Copy the lines below as they are; omit the images they contain.
BEGIN Listed entries
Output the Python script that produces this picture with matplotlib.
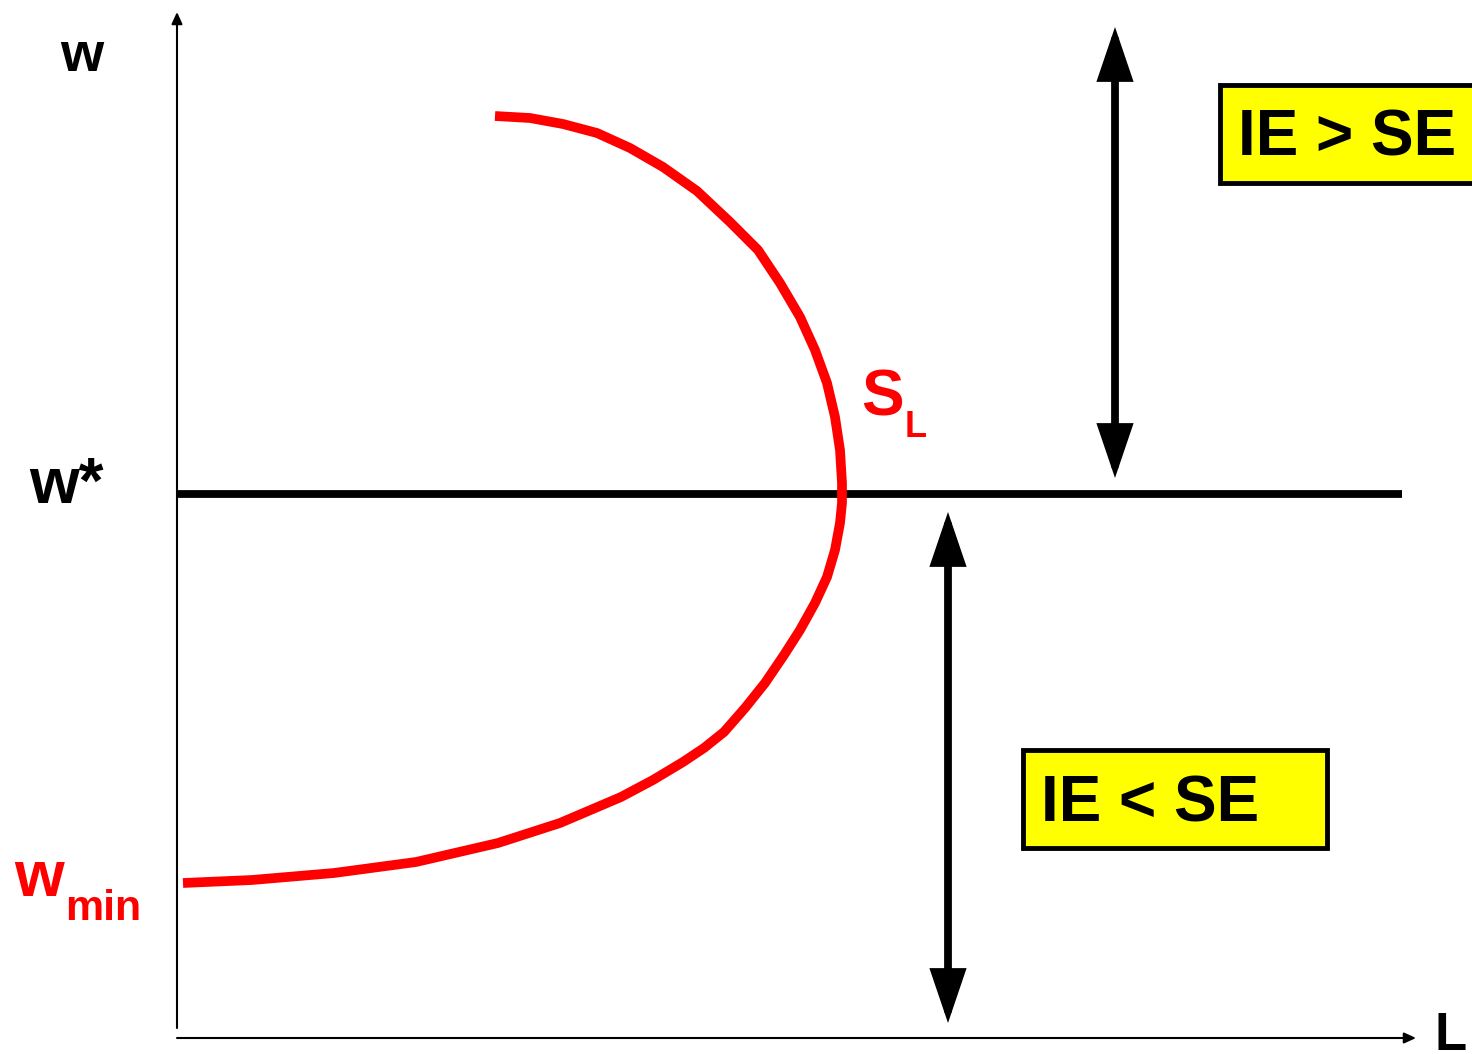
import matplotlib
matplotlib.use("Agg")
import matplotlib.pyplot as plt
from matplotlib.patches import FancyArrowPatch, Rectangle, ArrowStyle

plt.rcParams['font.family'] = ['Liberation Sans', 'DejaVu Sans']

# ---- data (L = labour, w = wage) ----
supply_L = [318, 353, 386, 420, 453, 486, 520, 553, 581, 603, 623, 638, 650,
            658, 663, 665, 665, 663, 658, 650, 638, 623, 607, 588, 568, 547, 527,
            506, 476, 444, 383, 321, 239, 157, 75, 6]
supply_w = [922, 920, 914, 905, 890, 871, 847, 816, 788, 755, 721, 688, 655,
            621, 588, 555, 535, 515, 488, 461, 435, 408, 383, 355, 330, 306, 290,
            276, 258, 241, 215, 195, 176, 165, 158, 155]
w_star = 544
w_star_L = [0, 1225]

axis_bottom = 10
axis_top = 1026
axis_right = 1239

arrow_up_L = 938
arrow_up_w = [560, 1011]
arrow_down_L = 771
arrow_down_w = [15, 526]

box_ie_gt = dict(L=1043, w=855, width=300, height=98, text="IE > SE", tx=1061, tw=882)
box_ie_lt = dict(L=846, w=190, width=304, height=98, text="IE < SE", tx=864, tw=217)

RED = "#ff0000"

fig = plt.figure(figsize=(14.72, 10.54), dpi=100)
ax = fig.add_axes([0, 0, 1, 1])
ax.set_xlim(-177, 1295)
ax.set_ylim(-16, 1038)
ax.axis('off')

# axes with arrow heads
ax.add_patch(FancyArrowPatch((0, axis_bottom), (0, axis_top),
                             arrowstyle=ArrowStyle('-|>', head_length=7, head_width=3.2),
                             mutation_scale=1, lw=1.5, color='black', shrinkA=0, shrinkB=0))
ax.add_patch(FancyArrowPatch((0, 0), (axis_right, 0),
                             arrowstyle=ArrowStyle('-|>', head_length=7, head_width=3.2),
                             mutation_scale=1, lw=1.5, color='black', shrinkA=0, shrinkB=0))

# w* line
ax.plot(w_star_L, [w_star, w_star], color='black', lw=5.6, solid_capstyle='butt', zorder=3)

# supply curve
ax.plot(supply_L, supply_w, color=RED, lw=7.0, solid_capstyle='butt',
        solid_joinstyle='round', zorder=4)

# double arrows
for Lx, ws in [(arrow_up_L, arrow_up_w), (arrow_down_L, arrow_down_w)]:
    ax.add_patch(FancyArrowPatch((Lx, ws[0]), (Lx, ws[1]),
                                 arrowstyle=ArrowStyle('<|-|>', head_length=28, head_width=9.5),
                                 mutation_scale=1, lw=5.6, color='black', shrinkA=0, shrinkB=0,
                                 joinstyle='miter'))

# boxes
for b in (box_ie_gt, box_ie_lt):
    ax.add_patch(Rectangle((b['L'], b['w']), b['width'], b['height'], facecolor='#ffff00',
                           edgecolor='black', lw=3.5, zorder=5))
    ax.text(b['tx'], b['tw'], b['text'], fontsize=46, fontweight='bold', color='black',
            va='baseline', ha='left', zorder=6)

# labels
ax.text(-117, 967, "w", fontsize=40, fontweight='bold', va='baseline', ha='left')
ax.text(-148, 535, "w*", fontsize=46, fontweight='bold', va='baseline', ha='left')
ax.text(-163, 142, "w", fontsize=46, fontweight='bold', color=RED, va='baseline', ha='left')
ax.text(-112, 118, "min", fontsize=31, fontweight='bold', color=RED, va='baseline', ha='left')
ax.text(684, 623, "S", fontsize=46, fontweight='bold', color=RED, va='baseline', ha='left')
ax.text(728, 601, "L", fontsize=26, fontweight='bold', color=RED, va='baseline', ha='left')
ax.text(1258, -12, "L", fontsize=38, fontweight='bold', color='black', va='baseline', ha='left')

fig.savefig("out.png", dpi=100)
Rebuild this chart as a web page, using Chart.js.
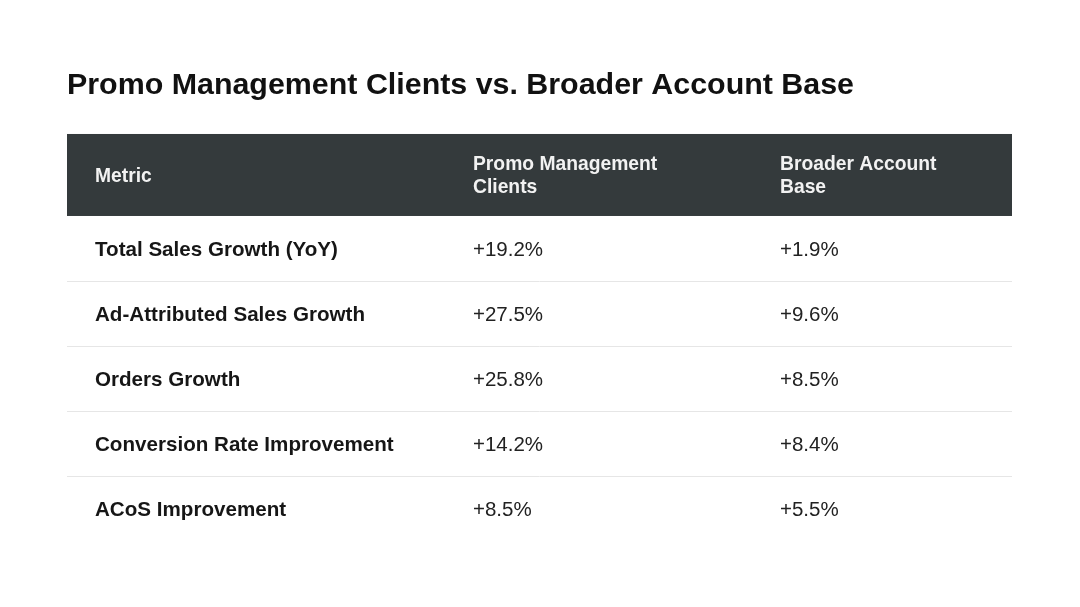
END Listed entries
== Result of this exercise ==
Output the Python script that produces this picture with matplotlib.
import matplotlib
matplotlib.use("Agg")
import matplotlib.pyplot as plt
from matplotlib.patches import FancyArrowPatch, Rectangle, ArrowStyle

plt.rcParams['font.family'] = ['Liberation Sans', 'DejaVu Sans']

# ---- data (L = labour, w = wage) ----
supply_L = [318, 353, 386, 420, 453, 486, 520, 553, 581, 603, 623, 638, 650,
            658, 663, 665, 665, 663, 658, 650, 638, 623, 607, 588, 568, 547, 527,
            506, 476, 444, 383, 321, 239, 157, 75, 6]
supply_w = [922, 920, 914, 905, 890, 871, 847, 816, 788, 755, 721, 688, 655,
            621, 588, 555, 535, 515, 488, 461, 435, 408, 383, 355, 330, 306, 290,
            276, 258, 241, 215, 195, 176, 165, 158, 155]
w_star = 544
w_star_L = [0, 1225]

axis_bottom = 10
axis_top = 1026
axis_right = 1239

arrow_up_L = 938
arrow_up_w = [560, 1011]
arrow_down_L = 771
arrow_down_w = [15, 526]

box_ie_gt = dict(L=1043, w=855, width=300, height=98, text="IE > SE", tx=1061, tw=882)
box_ie_lt = dict(L=846, w=190, width=304, height=98, text="IE < SE", tx=864, tw=217)

RED = "#ff0000"

fig = plt.figure(figsize=(14.72, 10.54), dpi=100)
ax = fig.add_axes([0, 0, 1, 1])
ax.set_xlim(-177, 1295)
ax.set_ylim(-16, 1038)
ax.axis('off')

# axes with arrow heads
ax.add_patch(FancyArrowPatch((0, axis_bottom), (0, axis_top),
                             arrowstyle=ArrowStyle('-|>', head_length=7, head_width=3.2),
                             mutation_scale=1, lw=1.5, color='black', shrinkA=0, shrinkB=0))
ax.add_patch(FancyArrowPatch((0, 0), (axis_right, 0),
                             arrowstyle=ArrowStyle('-|>', head_length=7, head_width=3.2),
                             mutation_scale=1, lw=1.5, color='black', shrinkA=0, shrinkB=0))

# w* line
ax.plot(w_star_L, [w_star, w_star], color='black', lw=5.6, solid_capstyle='butt', zorder=3)

# supply curve
ax.plot(supply_L, supply_w, color=RED, lw=7.0, solid_capstyle='butt',
        solid_joinstyle='round', zorder=4)

# double arrows
for Lx, ws in [(arrow_up_L, arrow_up_w), (arrow_down_L, arrow_down_w)]:
    ax.add_patch(FancyArrowPatch((Lx, ws[0]), (Lx, ws[1]),
                                 arrowstyle=ArrowStyle('<|-|>', head_length=28, head_width=9.5),
                                 mutation_scale=1, lw=5.6, color='black', shrinkA=0, shrinkB=0,
                                 joinstyle='miter'))

# boxes
for b in (box_ie_gt, box_ie_lt):
    ax.add_patch(Rectangle((b['L'], b['w']), b['width'], b['height'], facecolor='#ffff00',
                           edgecolor='black', lw=3.5, zorder=5))
    ax.text(b['tx'], b['tw'], b['text'], fontsize=46, fontweight='bold', color='black',
            va='baseline', ha='left', zorder=6)

# labels
ax.text(-117, 967, "w", fontsize=40, fontweight='bold', va='baseline', ha='left')
ax.text(-148, 535, "w*", fontsize=46, fontweight='bold', va='baseline', ha='left')
ax.text(-163, 142, "w", fontsize=46, fontweight='bold', color=RED, va='baseline', ha='left')
ax.text(-112, 118, "min", fontsize=31, fontweight='bold', color=RED, va='baseline', ha='left')
ax.text(684, 623, "S", fontsize=46, fontweight='bold', color=RED, va='baseline', ha='left')
ax.text(728, 601, "L", fontsize=26, fontweight='bold', color=RED, va='baseline', ha='left')
ax.text(1258, -12, "L", fontsize=38, fontweight='bold', color='black', va='baseline', ha='left')

fig.savefig("out.png", dpi=100)
Rebuild this chart as a web page, using Chart.js.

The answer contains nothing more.